A ciò si aggiunge una ricerca, citata dal Guardian, che attesta che fra il 1988 e il 2015 ENI sia stata fra le trenta aziende più inquinanti del mondo, responsabile, per l’esattezza, dello 0,59% delle emissioni di CO2 prodotte in quel lasso di tempo, quasi quanto Qatar e Bahrein messi insieme.
Nel mirino di Greenpeace è finito anche il recentissimo Piano Mattei, approvato dal parlamento alla fine di gennaio 2024. Denominato in onore del primo presidente dell’ENI, gli ambientalisti denunciano come sia ancora totalmente incentrato sull’estrazione di gas. Una scelta che va in direzione dello sfruttamento delle risorse naturali dell’Africa e che non lascia spazio alle rinnovabili, contribuendo non a rallentare, ma ad accelerare ulteriormente la crisi climatica.
Una scelta che, per Greenpeace, WWF, Kyoto Club e Legambiente si rivelerà anche poco lungimirante per il nostro paese, in quanto si stima che, entro il 2025, le energie rinnovabili saranno la prima fonte di elettricità al mondo, mentre noi continuiamo a cercare il gas in Africa.
Insomma, anche se il nuovo sponsor della Serie A spende svariati milioni in marketing per entrare nelle case degli italiani con una versione più green, sostenibile e al passo coi tempi, c’è chi fa notare che l’impegno del cane a sei zampe per la transizione energetica è solo parziale e ampiamente insufficiente.
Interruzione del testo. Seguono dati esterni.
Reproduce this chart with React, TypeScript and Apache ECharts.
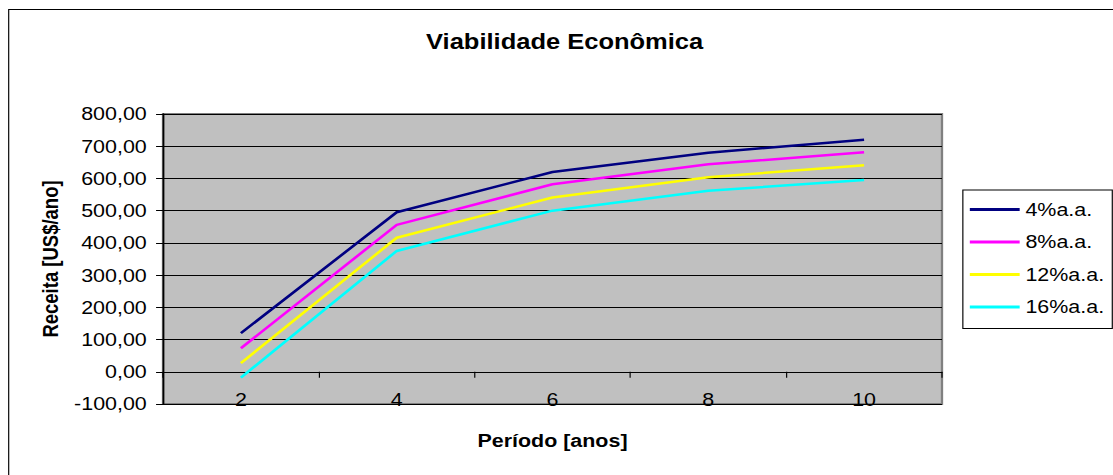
import React, { useEffect, useRef } from "react";
import * as echarts from "echarts";

const categories = ["2", "4", "6", "8", "10"];
const seriesNames = ["4%a.a.", "8%a.a.", "12%a.a.", "16%a.a."];
const rate4 = [120, 495, 620, 680, 720];
const rate8 = [73, 456, 582, 644, 681];
const rate12 = [27, 416, 541, 604, 641];
const rate16 = [-18, 375, 500, 562, 595];
const seriesColors = ["#000080", "#FF00FF", "#FFFF00", "#00FFFF"];
const yMin = -100;
const yMax = 800;
const yStep = 100;

const FONT = "'Liberation Sans', Arial, sans-serif";
const INNER_W = 960;
const OUTER_W = 1113;
const H = 475;

export default function App() {
  const ref = useRef<HTMLDivElement>(null);
  useEffect(() => {
    if (!ref.current) return;
    const chart = echarts.init(ref.current, null, { renderer: "svg" });
    const values = [rate4, rate8, rate12, rate16];
    chart.setOption({
      animation: false,
      backgroundColor: "#ffffff",
      textStyle: { fontFamily: FONT },
      title: {
        text: "Viabilidade Econômica",
        left: 487,
        top: 30,
        padding: 0,
        textAlign: "center",
        textStyle: { fontFamily: FONT, fontSize: 22, fontWeight: "bold", color: "#000" },
      },
      graphic: [
        {
          type: "rect",
          silent: true,
          z: -10,
          shape: { x: 7.5, y: 9.5, width: 1200, height: 800 },
          style: { fill: "none", stroke: "#000", lineWidth: 1 },
        },
      ],
      legend: {
        orient: "vertical",
        left: 830.5,
        top: 190,
        padding: [10, 7, 12, 6],
        itemGap: 13.5,
        itemWidth: 43,
        itemHeight: 3,
        icon: "rect",
        borderColor: "#000",
        borderWidth: 1,
        borderRadius: 0,
        backgroundColor: "#fff",
        data: seriesNames,
        textStyle: { fontFamily: FONT, fontSize: 18.5, color: "#000" },
      },
      grid: {
        left: 140.6,
        right: 147.5,
        top: 114,
        bottom: 71,
        show: true,
        backgroundColor: "#C0C0C0",
        borderColor: "#808080",
        borderWidth: 2,
      },
      xAxis: [
        {
          type: "category",
          data: categories,
          position: "top",
          boundaryGap: true,
          axisLine: { show: true, onZero: true, lineStyle: { color: "#000", width: 1 } },
          axisTick: { show: true, inside: true, length: 6, lineStyle: { color: "#000", width: 1 } },
          axisLabel: { show: false },
          splitLine: { show: false },
        },
        {
          type: "category",
          data: categories,
          position: "bottom",
          boundaryGap: true,
          axisLine: { show: false, onZero: false },
          axisTick: { show: false },
          axisLabel: {
            show: true,
            margin: -4,
            verticalAlign: "middle",
            color: "#000",
            fontFamily: FONT,
            fontSize: 18.5,
          },
          splitLine: { show: false },
          name: "Período [anos]",
          nameLocation: "middle",
          nameGap: 27,
          nameTextStyle: { fontFamily: FONT, fontSize: 18.5, fontWeight: "bold", color: "#000" },
        },
      ],
      yAxis: {
        type: "value",
        min: yMin,
        max: yMax,
        interval: yStep,
        axisLine: { show: true, lineStyle: { color: "#000", width: 1.5 } },
        axisTick: { show: true, inside: false, length: 6, lineStyle: { color: "#000", width: 1 } },
        axisLabel: {
          margin: 14,
          color: "#000",
          fontFamily: FONT,
          fontSize: 18.5,
          formatter: (v: number) => v.toFixed(2).replace(".", ","),
        },
        splitLine: { show: true, lineStyle: { color: "#000", width: 1 } },
        name: "Receita [US$/ano]",
        nameLocation: "middle",
        nameGap: 87,
        nameTextStyle: { fontFamily: FONT, fontSize: 18.5, fontWeight: "bold", color: "#000" },
      },
      series: seriesNames.map((name, i) => ({
        name,
        type: "line",
        xAxisIndex: 0,
        data: values[i],
        symbol: "none",
        showSymbol: false,
        lineStyle: { color: seriesColors[i], width: 2.5 },
        itemStyle: { color: seriesColors[i] },
        z: 5 - i,
      })),
    });
    return () => chart.dispose();
  }, []);

  return (
    <div
      style={{
        position: "absolute",
        left: 0,
        top: 0,
        width: OUTER_W,
        height: H,
        overflow: "hidden",
        background: "#fff",
      }}
    >
      <div
        ref={ref}
        style={{
          width: INNER_W,
          height: H,
          transform: `scaleX(${OUTER_W / INNER_W})`,
          transformOrigin: "0 0",
        }}
      />
    </div>
  );
}
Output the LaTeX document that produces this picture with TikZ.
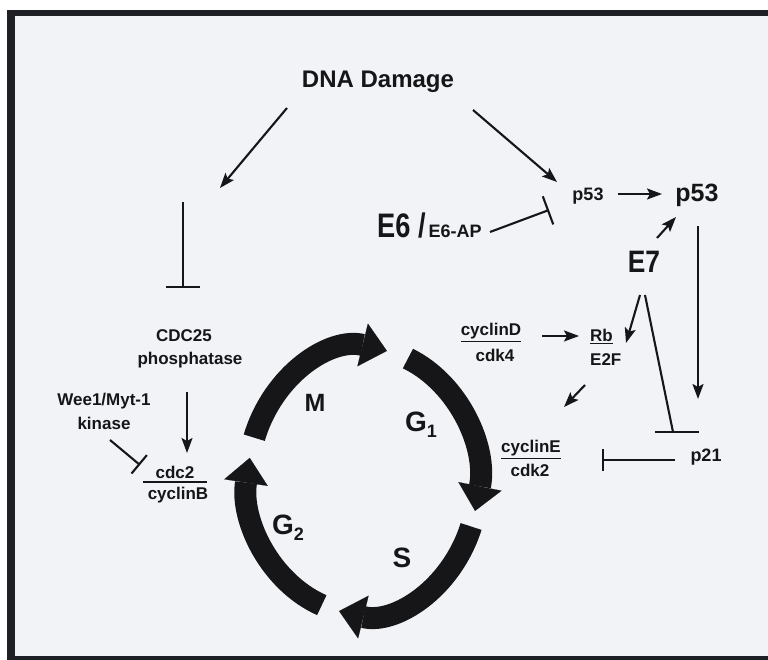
\documentclass[tikz,border=0pt]{standalone}
\usepackage{fontspec}
\setmainfont{Liberation Sans}
\usepackage{graphicx}
\usetikzlibrary{arrows.meta}
\definecolor{paper}{RGB}{241,243,246}
\definecolor{ink}{RGB}{22,22,24}
\definecolor{band}{RGB}{30,32,38}
\newcommand\fs[1]{\fontsize{#1}{#1}\selectfont}
\tikzset{
  lbl/.style={font=\bfseries, text=ink, inner sep=0pt, align=center},
  act/.style={draw=ink, line width=2.1pt, -{Stealth[length=15pt,width=11pt,inset=3pt]}},
  inh/.style={draw=ink, line width=2.1pt, -{Bar[width=#1]}},
  plain/.style={draw=ink, line width=2.1pt},
  phase/.style={draw=ink, line width=22pt, -{Triangle[length=25pt,width=44pt,line width=0.1pt]}},
}
\begin{document}
\begin{tikzpicture}[x=1pt,y=1pt]
\useasboundingbox (0,0) rectangle (768,660);
\fill[white] (-10,-10) rectangle (778,670);
\fill[paper] (7,-10) rectangle (778,650);
\fill[band] (7,644) rectangle (778,650);
\fill[band] (7,-10) rectangle (15,650);
\fill[band] (7,-10) rectangle (778,4);

% labels
\node[lbl, anchor=base] (dna) at (378,572) {\fs{24}DNA Damage};
\node[lbl, anchor=base west] (e6) at (377,422) {\fs{34}\scalebox{0.8}[1]{E6 /}\hspace{3pt}\fs{18}E6-AP};
\node[lbl, anchor=base] (p53s) at (588,459) {\fs{18}p53};
\node[lbl, anchor=base] (p53b) at (697,458) {\fs{25}p53};
\node[lbl, anchor=base] (e7) at (644,387) {\fs{31}\scalebox{0.85}[1]{E7}};
\node[lbl, anchor=base west] (rb) at (590,318) {\fs{17}\underline{Rb}};
\node[lbl, anchor=base west] (e2f) at (590,294) {\fs{17}E2F};
\node[lbl, anchor=base] (cycd) at (491,324) {\fs{17}\underline{cyclinD}};
\node[lbl, anchor=base] (cdk4) at (495,298) {\fs{17}cdk4};
\node[lbl, anchor=base] (cyce) at (531,207) {\fs{17}\underline{cyclinE}};
\node[lbl, anchor=base] (cdk2) at (530,183) {\fs{17}cdk2};
\node[lbl, anchor=base] (p21) at (706,198) {\fs{18}p21};
\node[lbl, anchor=base] (cdc25) at (184,318) {\fs{17}CDC25};
\node[lbl, anchor=base] (phos) at (190,295) {\fs{17}phosphatase};
\node[lbl, anchor=base] (wee) at (104,254) {\fs{17}Wee1/Myt-1};
\node[lbl, anchor=base] (kin) at (104,230) {\fs{17}kinase};
\node[lbl, anchor=base] (cdc2) at (175,181) {\fs{17}cdc2};
\node[lbl, anchor=base] (cycb) at (178,160) {\fs{17}cyclinB};

% phase labels
\node[lbl, anchor=base] (m) at (315,248) {\fs{25}M};
\node[lbl, anchor=base west] (g1) at (405,228) {\fs{28}G\raisebox{-6pt}{\fs{18}1}};
\node[lbl, anchor=base west] (g2) at (272,125) {\fs{28}G\raisebox{-6pt}{\fs{18}2}};
\node[lbl, anchor=base] (s) at (402,92) {\fs{28}S};

% cell cycle
\coordinate (cc) at (363,179);
\draw[phase] (cc) ++(161:115 and 133) arc[start angle=161, end angle=78, x radius=115pt, y radius=133pt];
\draw[phase] (cc) ++(67:115 and 133) arc[start angle=67, end angle=-13, x radius=115pt, y radius=133pt];
\draw[phase] (cc) ++(-20:115 and 133) arc[start angle=-20, end angle=-102, x radius=115pt, y radius=133pt];
\draw[phase] (cc) ++(-111:115 and 133) arc[start angle=-111, end angle=-190, x radius=115pt, y radius=133pt];

% connector end points
\coordinate (a1s) at (287,552); \coordinate (a1e) at (220,472);
\coordinate (t1s) at (183,458); \coordinate (t1e) at (183,372);
\coordinate (a2s) at (473,550); \coordinate (a2e) at (557,478);
\coordinate (t2s) at (490,428); \coordinate (t2e) at (549,450);
\coordinate (a3s) at (618,466); \coordinate (a3e) at (662,466);
\coordinate (a4s) at (657,422); \coordinate (a4e) at (676,443);
\coordinate (a5s) at (698,434); \coordinate (a5e) at (698,261);
\coordinate (a6s) at (640,365); \coordinate (a6e) at (626,317);
\coordinate (t3s) at (645,365); \coordinate (t3e) at (673,228);
\coordinate (b3l) at (655,228); \coordinate (b3r) at (699,228);
\coordinate (a7s) at (542,324); \coordinate (a7e) at (579,324);
\coordinate (a8s) at (585,275); \coordinate (a8e) at (564,253);
\coordinate (t4s) at (675,200); \coordinate (t4e) at (602,200);
\coordinate (a9s) at (187,268); \coordinate (a9e) at (187,207);
\coordinate (t5s) at (110,220); \coordinate (t5e) at (140,195);
\coordinate (ul1) at (143,178); \coordinate (ul2) at (207,178);

\draw[act] (a1s) -- (a1e);
\draw[inh=34pt] (t1s) -- (t1e);
\draw[act] (a2s) -- (a2e);
\draw[inh=30pt] (t2s) -- (t2e);
\draw[act] (a3s) -- (a3e);
\draw[act] (a4s) -- (a4e);
\draw[act] (a5s) -- (a5e);
\draw[act] (a6s) -- (a6e);
\draw[plain] (t3s) -- (t3e);
\draw[plain] (b3l) -- (b3r);
\draw[act] (a7s) -- (a7e);
\draw[act] (a8s) -- (a8e);
\draw[inh=22pt] (t4s) -- (t4e);
\draw[act] (a9s) -- (a9e);
\draw[inh=24pt] (t5s) -- (t5e);
\draw[draw=ink, line width=1.3pt] (ul1) -- (ul2);
\end{tikzpicture}
\end{document}
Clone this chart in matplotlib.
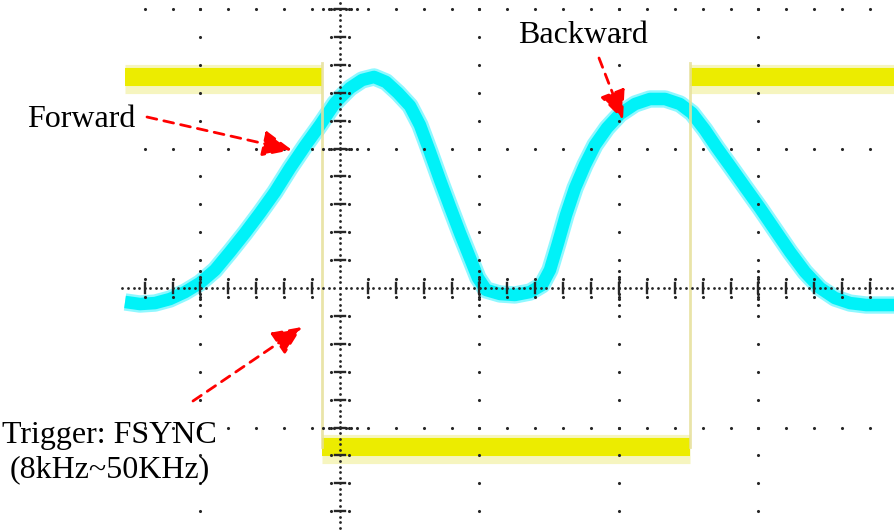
import numpy as np
import matplotlib
matplotlib.use("Agg")
import matplotlib.pyplot as plt
from matplotlib.patches import ArrowStyle

# ---------------- data (screen divisions) ----------------
# cyan trace (scan mirror position), x / y in divisions
cyan_x = [-1.541, -1.434, -1.326, -1.219, -1.111, -1.004, -0.896, -0.789, -0.681, -0.573,
          -0.466, -0.358, -0.251, -0.143, -0.036, 0.072, 0.158, 0.244, 0.330, 0.416,
          0.502, 0.573, 0.645, 0.717, 0.789, 0.860, 0.932, 0.989, 1.047, 1.147,
          1.254, 1.362, 1.448, 1.505, 1.563, 1.620, 1.685, 1.756, 1.828, 1.914,
          2.007, 2.115, 2.222, 2.330, 2.437, 2.523, 2.616, 2.703, 2.796, 2.903,
          3.011, 3.118, 3.226, 3.333, 3.441, 3.548, 3.656, 3.771, 3.990]
cyan_y = [-0.100, -0.115, -0.108, -0.079, -0.029, 0.036, 0.129, 0.258, 0.394, 0.538,
          0.688, 0.860, 1.018, 1.168, 1.326, 1.434, 1.491, 1.513, 1.477, 1.398,
          1.305, 1.168, 0.975, 0.774, 0.581, 0.394, 0.215, 0.072, -0.014, -0.043,
          -0.050, -0.029, 0.022, 0.129, 0.323, 0.523, 0.717, 0.882, 1.025, 1.147,
          1.247, 1.319, 1.355, 1.355, 1.319, 1.254, 1.133, 1.004, 0.875, 0.724,
          0.573, 0.416, 0.258, 0.115, 0.000, -0.072, -0.108, -0.122, -0.122]

# yellow trigger (FSYNC) square wave
yellow_high = 1.513
yellow_low = -1.140
yellow_start, yellow_fall, yellow_rise, yellow_end = -1.541, -0.13, 2.51, 3.99

labels = ["Forward", "Backward", "Trigger: FSYNC", "(8kHz~50KHz)"]

# ---------------- figure ----------------
W, H = 895, 531
PX = 139.5          # pixels per division
X0, Y0 = 340, 288   # pixel position of screen centre

fig = plt.figure(figsize=(W / 100, H / 100), dpi=100)
fig.patch.set_facecolor("white")
ax = fig.add_axes([0, 0, 1, 1])
ax.set_xlim(-X0 / PX, (W - X0) / PX)
ax.set_ylim((Y0 - H) / PX, Y0 / PX)
ax.axis("off")

# yellow trace (halo + core)
for (xa, xb, lvl) in [(yellow_start, yellow_fall, yellow_high),
                      (yellow_fall, yellow_rise, yellow_low),
                      (yellow_rise, yellow_end, yellow_high)]:
    ax.plot([xa, xb], [lvl - 0.012, lvl - 0.012], color="#f6f5bf", lw=21,
            solid_capstyle="butt", zorder=1)
    ax.plot([xa, xb], [lvl, lvl], color="#ecec00", lw=13,
            solid_capstyle="butt", zorder=2)

# cyan trace (halo + core)
ax.plot(cyan_x, cyan_y, color="#8ff8ff", lw=12.5, solid_joinstyle="round",
        solid_capstyle="butt", zorder=3)
ax.plot(cyan_x, cyan_y, color="#00f2f8", lw=9.0, solid_joinstyle="round",
        solid_capstyle="butt", zorder=4)

# yellow edges (faint, above cyan)
for xe in (yellow_fall, yellow_rise):
    ax.plot([xe, xe], [yellow_low, yellow_high + 0.1], color="#e6e09a", lw=2.0,
            alpha=0.85, zorder=5)

# ---------------- graticule ----------------
dot_c = "#262626"
gx, gy = [], []
minor_x = np.round(np.arange(-1.4, 4.01, 0.2), 3)
minor_y = np.round(np.arange(-1.6, 2.01, 0.2), 3)
dense_off = [-0.12, -0.08, -0.04, 0.04, 0.08, 0.12]
# horizontal grid rows
for yr in (2, 1, -1):
    for xv in minor_x:
        gx.append(xv); gy.append(yr)
    for d in dense_off:
        gx.append(d); gy.append(yr)
# vertical grid columns
for xc in (-1, 1, 2, 3):
    for yv in minor_y:
        gx.append(xc); gy.append(yv)
    for d in dense_off:
        gx.append(xc); gy.append(d)
ax.scatter(gx, gy, s=5, color=dot_c, linewidths=0, zorder=10)

# centre axes: dense dots
hx = np.arange(-1.56, 4.0, 0.04)
vy = np.arange(-1.76, 2.08, 0.04)
ax.scatter(hx, np.zeros_like(hx), s=4, color=dot_c, linewidths=0, zorder=10)
ax.scatter(np.zeros_like(vy), vy, s=4, color=dot_c, linewidths=0, zorder=10)

# centre axes: tick marks every 0.2 div
tx = [v for v in minor_x if abs(v) > 1e-6]
for xv in tx:
    ax.plot([xv, xv], [-0.035, 0.035], color=dot_c, lw=1.7, zorder=10)
ax.scatter(tx, [0.065] * len(tx), s=5, color=dot_c, linewidths=0, zorder=10)
ax.scatter(tx, [-0.065] * len(tx), s=5, color=dot_c, linewidths=0, zorder=10)
ty = [v for v in minor_y if abs(v) > 1e-6]
for yv in ty:
    ax.plot([-0.035, 0.035], [yv, yv], color=dot_c, lw=1.7, zorder=10)
ax.scatter([0.065] * len(ty), ty, s=5, color=dot_c, linewidths=0, zorder=10)
ax.scatter([-0.065] * len(ty), ty, s=5, color=dot_c, linewidths=0, zorder=10)

# ---------------- annotations ----------------
font = dict(family=["Liberation Serif", "DejaVu Serif"], fontsize=23, color="black")


def fp(x, y):
    return (x / W, 1 - y / H)


fig.text(*fp(27, 127), labels[0], ha="left", va="baseline", **font)
fig.text(*fp(518, 43), labels[1], ha="left", va="baseline", **font)
fig.text(*fp(109.5, 443), labels[2], ha="center", va="baseline", **font)
fig.text(*fp(110, 477), labels[3], ha="center", va="baseline", **font)

astyle = ArrowStyle("-|>", head_length=1.8, head_width=0.8)
arrows = [((147, 117), (292, 150)),
          ((599, 58), (623, 120)),
          ((193, 401), (302, 327))]
for (sx, sy), (tx_, ty_) in arrows:
    ax.annotate("", xy=(tx_, H - ty_), xytext=(sx, H - sy),
                xycoords="figure pixels", textcoords="figure pixels",
                arrowprops=dict(arrowstyle=astyle, color="#ff0000", lw=2.0,
                                linestyle=(0, (3.6, 2.6)), mutation_scale=10,
                                shrinkA=0, shrinkB=0),
                zorder=20)

fig.savefig("out.png", dpi=100, facecolor="white")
È difficile prevedere che risultato avrà prima climate litigation italiana, ma se dovesse vincere Greenpeace, la nostra tanto amata Serie A diventerebbe un caso particolarmente eclatante di un evento sportivo così importante il cui principale sponsor viene condannato da un tribunale per danni al pianeta proprio durante lo svolgimento del campionato. Il danno d’immagine - soprattutto all’estero dove questi temi sono ritenuti più importanti - per il calcio italiano sarebbe molto grave.
Eppure non c’è da stupirsi più di tanto se è vero che a noi italiani piace tanto copiare le mode degli altri, soprattutto quelle più esotiche. Così, forse invidiosi del successo dei paesi del Golfo o della Coppa d’Africa, eccoci qui anche noi, con ENI e la Serie A, la Serie A ed ENI, con la nostra versione di sportwashing all’italiana.